Restate each of the lines below word for word and drop every picture.

------------------------------------------------------------------------

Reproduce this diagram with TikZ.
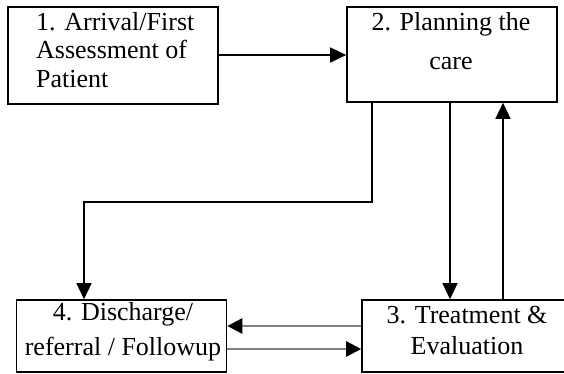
\documentclass[tikz,border=0pt]{standalone}
\usepackage{fontspec}
\setmainfont{Liberation Serif}
\usetikzlibrary{arrows.meta,positioning}

\begin{document}
\begin{tikzpicture}[
		x=1pt, y=-1pt,
		stage/.style={draw, line width=1.6pt, inner sep=0pt, minimum width=210pt},
		caption/.style={anchor=north, align=center, inner sep=0pt, font=\fontsize{26}{28.5}\selectfont},
		link/.style={-{Triangle[length=16pt,width=15pt]}, line width=1.4pt},
		back/.style={-{Triangle[length=15pt,width=15pt,black]}, draw=black!50, line width=2.6pt}
		]

		\useasboundingbox (0,0) rectangle (564,374);

		% --- boxes ---
		\node[stage, minimum height=97pt] (assess) at (113,55.5) {};
		\node[stage, minimum height=95pt] (plan) at (452,54.5) {};
		\node[stage, minimum height=72pt] (treat) at (467,336) {};
		\node[stage, minimum height=72pt] (discharge) at (121.5,336) {};

		\node[caption, anchor=north west, align=left] (assesstext) at (36,12) {1. Arrival/First\\Assessment of\\Patient};
		\node[caption] (plantext) at (451,12) {2. Planning the\\[11pt]care};
		\node[caption] (treattext) at (467,306) {3. Treatment \&\\[3pt]Evaluation};
		\node[caption] (dischargetext) at (123,302) {4. Discharge/\\[7pt]referral / Followup};

		% --- connectors ---
		\coordinate (turnA) at (372,202);
		\coordinate (turnB) at (84,202);
		\coordinate (downx) at (450,0);
		\coordinate (upx) at (503,0);
		\coordinate (leftgray) at (0,326);
		\coordinate (rightgray) at (0,349);

		\draw[link] (assess.east |- 0,55) -- (plan.west |- 0,55);
		\draw[link] (turnA |- plan.south) -- (turnA) -- (turnB) -- (turnB |- discharge.north);
		\draw[link] (downx |- plan.south) -- (downx |- treat.north);
		\draw[link] (upx |- treat.north) -- (upx |- plan.south);
		\draw[back] (treat.west |- leftgray) -- (discharge.east |- leftgray);
		\draw[back] (discharge.east |- rightgray) -- (treat.west |- rightgray);

	\end{tikzpicture}
\end{document}
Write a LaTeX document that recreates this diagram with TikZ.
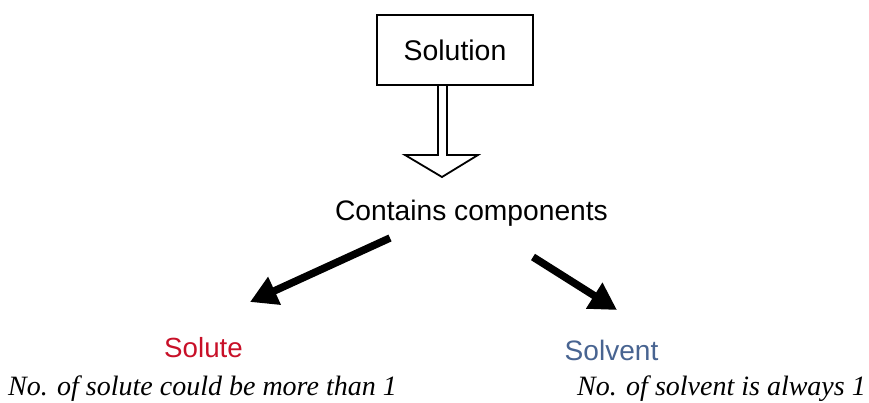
\documentclass[tikz,border=0pt]{standalone}
\usepackage{fontspec}
\setmainfont{Liberation Sans}
\newfontfamily\itserif{Liberation Serif}
\usetikzlibrary{arrows.meta}
\definecolor{soluteRed}{RGB}{200,16,40}
\definecolor{solventBlue}{RGB}{72,100,145}
\tikzset{
  boxnode/.style={draw, line width=2pt, minimum width=156pt, minimum height=70pt, inner sep=0pt, font=\fontsize{28.4}{30}\selectfont},
  labelnode/.style={inner sep=0pt, anchor=base},
  thickarrow/.style={line width=7.5pt, -{Triangle[length=27pt,width=29pt]}},
  notetext/.style={inner sep=0pt, anchor=base, font=\itserif\itshape\fontsize{28}{30}\selectfont}
}
\begin{document}
\begin{tikzpicture}[x=1pt,y=-1pt]
\useasboundingbox (0,0) rectangle (869,402);
\node[boxnode] (solution) at (455,50) {Solution};
\coordinate (shaftL) at (438,85);
\coordinate (shaftR) at (447,85);
\coordinate (tip) at (442,177);
\draw[line width=1.8pt, line join=miter] (shaftL) -- (438,155) -- (405,155) -- (tip) -- (478,155) -- (447,155) -- (shaftR);
\node[labelnode, font=\fontsize{28.2}{30}\selectfont] (contains) at (471.5,220) {Contains components};
\node[labelnode, font=\fontsize{27.7}{30}\selectfont, text=soluteRed] (solute) at (203.5,357) {Solute};
\node[labelnode, font=\fontsize{28.1}{30}\selectfont, text=solventBlue] (solvent) at (611.5,360) {Solvent};
\coordinate (lstart) at (390,238);
\coordinate (lend) at (250,302);
\coordinate (rstart) at (533,257);
\coordinate (rend) at (617,310);
\draw[thickarrow] (lstart) -- (lend);
\draw[thickarrow] (rstart) -- (rend);
\node[notetext] (note1) at (202.5,395) {No. of solute could be more than 1};
\node[notetext] (note2) at (721.5,395) {No. of solvent is always 1};
\end{tikzpicture}
\end{document}
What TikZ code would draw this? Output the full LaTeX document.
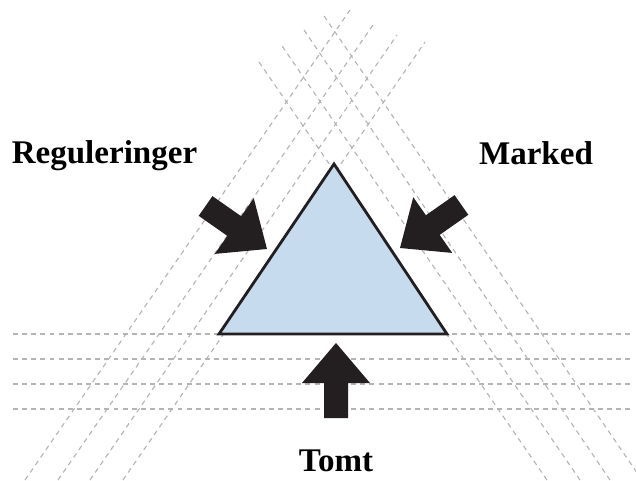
\documentclass[tikz,border=0pt]{standalone}
\usepackage{fontspec}
\setmainfont{Liberation Serif}
\definecolor{GuideGray}{HTML}{B4B4B4}
\definecolor{EdgeDark}{HTML}{231F20}
\definecolor{TriBlue}{HTML}{C7DBEE}
\usepackage{xcolor}
\usepackage{tikz}

\tikzset{
  guide/.style={draw=GuideGray,line width=0.8pt,dash pattern=on 3.5pt off 3pt},
  forcetext/.style={font=\fontsize{23.5}{28}\selectfont\bfseries,anchor=base,inner sep=0pt},
  pusharrow/.pic={
    \fill[EdgeDark] (0,0) -- (34,40) -- (12,40) -- (12,75)
      -- (-12,75) -- (-12,40) -- (-34,40) -- cycle;
  }
}

\begin{document}
\begin{tikzpicture}[x=0.025cm,y=-0.025cm]
  \useasboundingbox (0,0) rectangle (636,480);
  \clip (0,0) rectangle (636,480);

  % Guide lines (horizontal)
  \foreach \gy in {334,359,384,409}
    \draw[guide] (13,\gy) -- (634,\gy);

  % Guide lines (parallel to left side)
  \foreach \bx/\tx/\ty in {123/425/42,90/397/35,58/373/25,25/350/10}
    \draw[guide] (\bx,480) -- (\tx,\ty);

  % Guide lines (parallel to right side)
  \foreach \bx/\tx/\ty in {547/259/62,580/280/43,610/302/27,642/322/13}
    \draw[guide] (\bx,480) -- (\tx,\ty);

  % Triangle
  \coordinate (triTop) at (334,164);
  \coordinate (triLeft) at (219,334);
  \coordinate (triRight) at (447,334);
  \draw[fill=TriBlue,draw=EdgeDark,line width=2pt,line join=miter]
    (triLeft) -- (triTop) -- (triRight) -- cycle;

  % Forces
  \pic[rotate=-125] (pushReg) at (267,249) {pusharrow};
  \pic[rotate=125] (pushMarked) at (400,248) {pusharrow};
  \pic (pushTomt) at (336,343) {pusharrow};

  % Labels
  \node[forcetext] (regText) at (104.5,163) {Reguleringer};
  \node[forcetext] (markedText) at (536,164) {Marked};
  \node[forcetext] (tomtText) at (336,471) {Tomt};
\end{tikzpicture}
\end{document}
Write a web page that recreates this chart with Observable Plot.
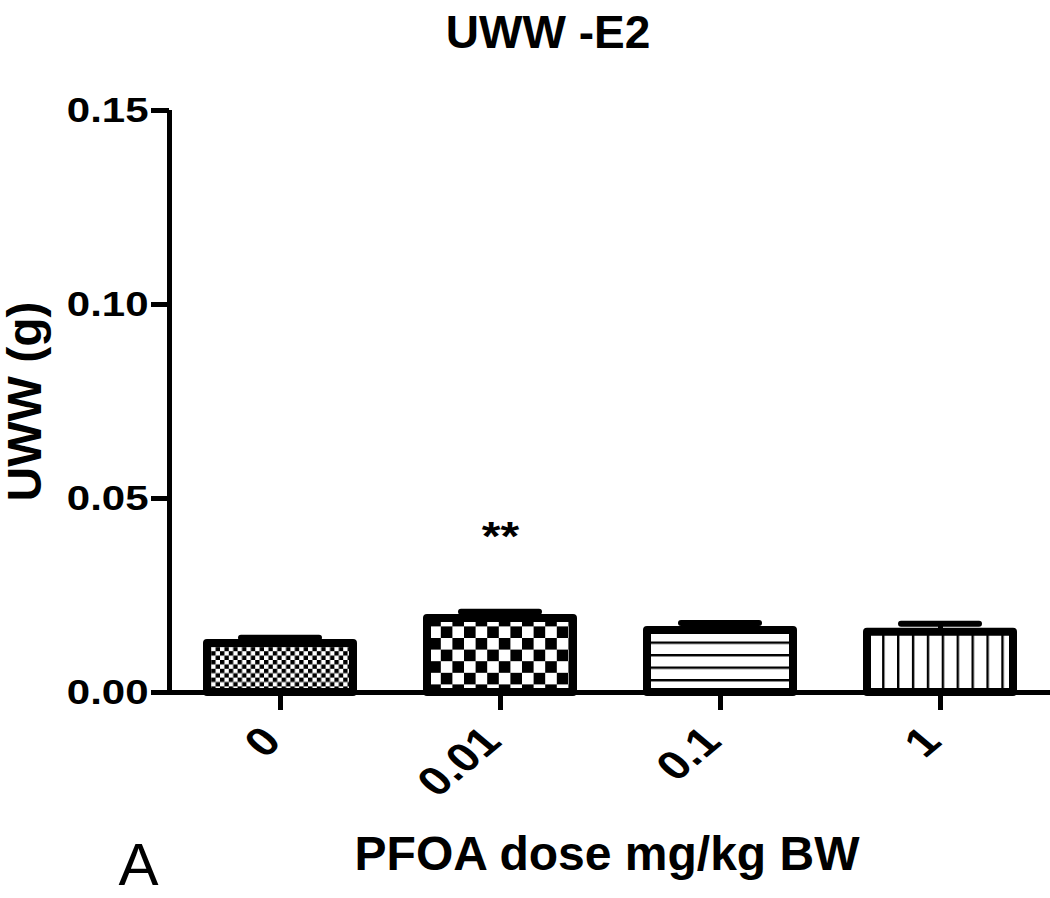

------------------------------------------------------------------------

→ TASK SOLUTION
Reproduce this diagram with TikZ.
\documentclass[tikz,border=0pt]{standalone}
\usepackage{fontspec}
\setmainfont{Liberation Serif}
\usetikzlibrary{arrows.meta,positioning}

\begin{document}
\begin{tikzpicture}[
		x=1pt, y=-1pt,
		stage/.style={draw, line width=1.6pt, inner sep=0pt, minimum width=210pt},
		caption/.style={anchor=north, align=center, inner sep=0pt, font=\fontsize{26}{28.5}\selectfont},
		link/.style={-{Triangle[length=16pt,width=15pt]}, line width=1.4pt},
		back/.style={-{Triangle[length=15pt,width=15pt,black]}, draw=black!50, line width=2.6pt}
		]

		\useasboundingbox (0,0) rectangle (564,374);

		% --- boxes ---
		\node[stage, minimum height=97pt] (assess) at (113,55.5) {};
		\node[stage, minimum height=95pt] (plan) at (452,54.5) {};
		\node[stage, minimum height=72pt] (treat) at (467,336) {};
		\node[stage, minimum height=72pt] (discharge) at (121.5,336) {};

		\node[caption, anchor=north west, align=left] (assesstext) at (36,12) {1. Arrival/First\\Assessment of\\Patient};
		\node[caption] (plantext) at (451,12) {2. Planning the\\[11pt]care};
		\node[caption] (treattext) at (467,306) {3. Treatment \&\\[3pt]Evaluation};
		\node[caption] (dischargetext) at (123,302) {4. Discharge/\\[7pt]referral / Followup};

		% --- connectors ---
		\coordinate (turnA) at (372,202);
		\coordinate (turnB) at (84,202);
		\coordinate (downx) at (450,0);
		\coordinate (upx) at (503,0);
		\coordinate (leftgray) at (0,326);
		\coordinate (rightgray) at (0,349);

		\draw[link] (assess.east |- 0,55) -- (plan.west |- 0,55);
		\draw[link] (turnA |- plan.south) -- (turnA) -- (turnB) -- (turnB |- discharge.north);
		\draw[link] (downx |- plan.south) -- (downx |- treat.north);
		\draw[link] (upx |- treat.north) -- (upx |- plan.south);
		\draw[back] (treat.west |- leftgray) -- (discharge.east |- leftgray);
		\draw[back] (discharge.east |- rightgray) -- (treat.west |- rightgray);

	\end{tikzpicture}
\end{document}
Write a LaTeX document that recreates this diagram with TikZ.
\documentclass[tikz,border=0pt]{standalone}
\usepackage{fontspec}
\setmainfont{Liberation Sans}
\newfontfamily\itserif{Liberation Serif}
\usetikzlibrary{arrows.meta}
\definecolor{soluteRed}{RGB}{200,16,40}
\definecolor{solventBlue}{RGB}{72,100,145}
\tikzset{
  boxnode/.style={draw, line width=2pt, minimum width=156pt, minimum height=70pt, inner sep=0pt, font=\fontsize{28.4}{30}\selectfont},
  labelnode/.style={inner sep=0pt, anchor=base},
  thickarrow/.style={line width=7.5pt, -{Triangle[length=27pt,width=29pt]}},
  notetext/.style={inner sep=0pt, anchor=base, font=\itserif\itshape\fontsize{28}{30}\selectfont}
}
\begin{document}
\begin{tikzpicture}[x=1pt,y=-1pt]
\useasboundingbox (0,0) rectangle (869,402);
\node[boxnode] (solution) at (455,50) {Solution};
\coordinate (shaftL) at (438,85);
\coordinate (shaftR) at (447,85);
\coordinate (tip) at (442,177);
\draw[line width=1.8pt, line join=miter] (shaftL) -- (438,155) -- (405,155) -- (tip) -- (478,155) -- (447,155) -- (shaftR);
\node[labelnode, font=\fontsize{28.2}{30}\selectfont] (contains) at (471.5,220) {Contains components};
\node[labelnode, font=\fontsize{27.7}{30}\selectfont, text=soluteRed] (solute) at (203.5,357) {Solute};
\node[labelnode, font=\fontsize{28.1}{30}\selectfont, text=solventBlue] (solvent) at (611.5,360) {Solvent};
\coordinate (lstart) at (390,238);
\coordinate (lend) at (250,302);
\coordinate (rstart) at (533,257);
\coordinate (rend) at (617,310);
\draw[thickarrow] (lstart) -- (lend);
\draw[thickarrow] (rstart) -- (rend);
\node[notetext] (note1) at (202.5,395) {No. of solute could be more than 1};
\node[notetext] (note2) at (721.5,395) {No. of solvent is always 1};
\end{tikzpicture}
\end{document}
What TikZ code would draw this? Output the full LaTeX document.
\documentclass[tikz,border=0pt]{standalone}
\usepackage{fontspec}
\setmainfont{Liberation Serif}
\definecolor{GuideGray}{HTML}{B4B4B4}
\definecolor{EdgeDark}{HTML}{231F20}
\definecolor{TriBlue}{HTML}{C7DBEE}
\usepackage{xcolor}
\usepackage{tikz}

\tikzset{
  guide/.style={draw=GuideGray,line width=0.8pt,dash pattern=on 3.5pt off 3pt},
  forcetext/.style={font=\fontsize{23.5}{28}\selectfont\bfseries,anchor=base,inner sep=0pt},
  pusharrow/.pic={
    \fill[EdgeDark] (0,0) -- (34,40) -- (12,40) -- (12,75)
      -- (-12,75) -- (-12,40) -- (-34,40) -- cycle;
  }
}

\begin{document}
\begin{tikzpicture}[x=0.025cm,y=-0.025cm]
  \useasboundingbox (0,0) rectangle (636,480);
  \clip (0,0) rectangle (636,480);

  % Guide lines (horizontal)
  \foreach \gy in {334,359,384,409}
    \draw[guide] (13,\gy) -- (634,\gy);

  % Guide lines (parallel to left side)
  \foreach \bx/\tx/\ty in {123/425/42,90/397/35,58/373/25,25/350/10}
    \draw[guide] (\bx,480) -- (\tx,\ty);

  % Guide lines (parallel to right side)
  \foreach \bx/\tx/\ty in {547/259/62,580/280/43,610/302/27,642/322/13}
    \draw[guide] (\bx,480) -- (\tx,\ty);

  % Triangle
  \coordinate (triTop) at (334,164);
  \coordinate (triLeft) at (219,334);
  \coordinate (triRight) at (447,334);
  \draw[fill=TriBlue,draw=EdgeDark,line width=2pt,line join=miter]
    (triLeft) -- (triTop) -- (triRight) -- cycle;

  % Forces
  \pic[rotate=-125] (pushReg) at (267,249) {pusharrow};
  \pic[rotate=125] (pushMarked) at (400,248) {pusharrow};
  \pic (pushTomt) at (336,343) {pusharrow};

  % Labels
  \node[forcetext] (regText) at (104.5,163) {Reguleringer};
  \node[forcetext] (markedText) at (536,164) {Marked};
  \node[forcetext] (tomtText) at (336,471) {Tomt};
\end{tikzpicture}
\end{document}
Write a web page that recreates this chart with Observable Plot.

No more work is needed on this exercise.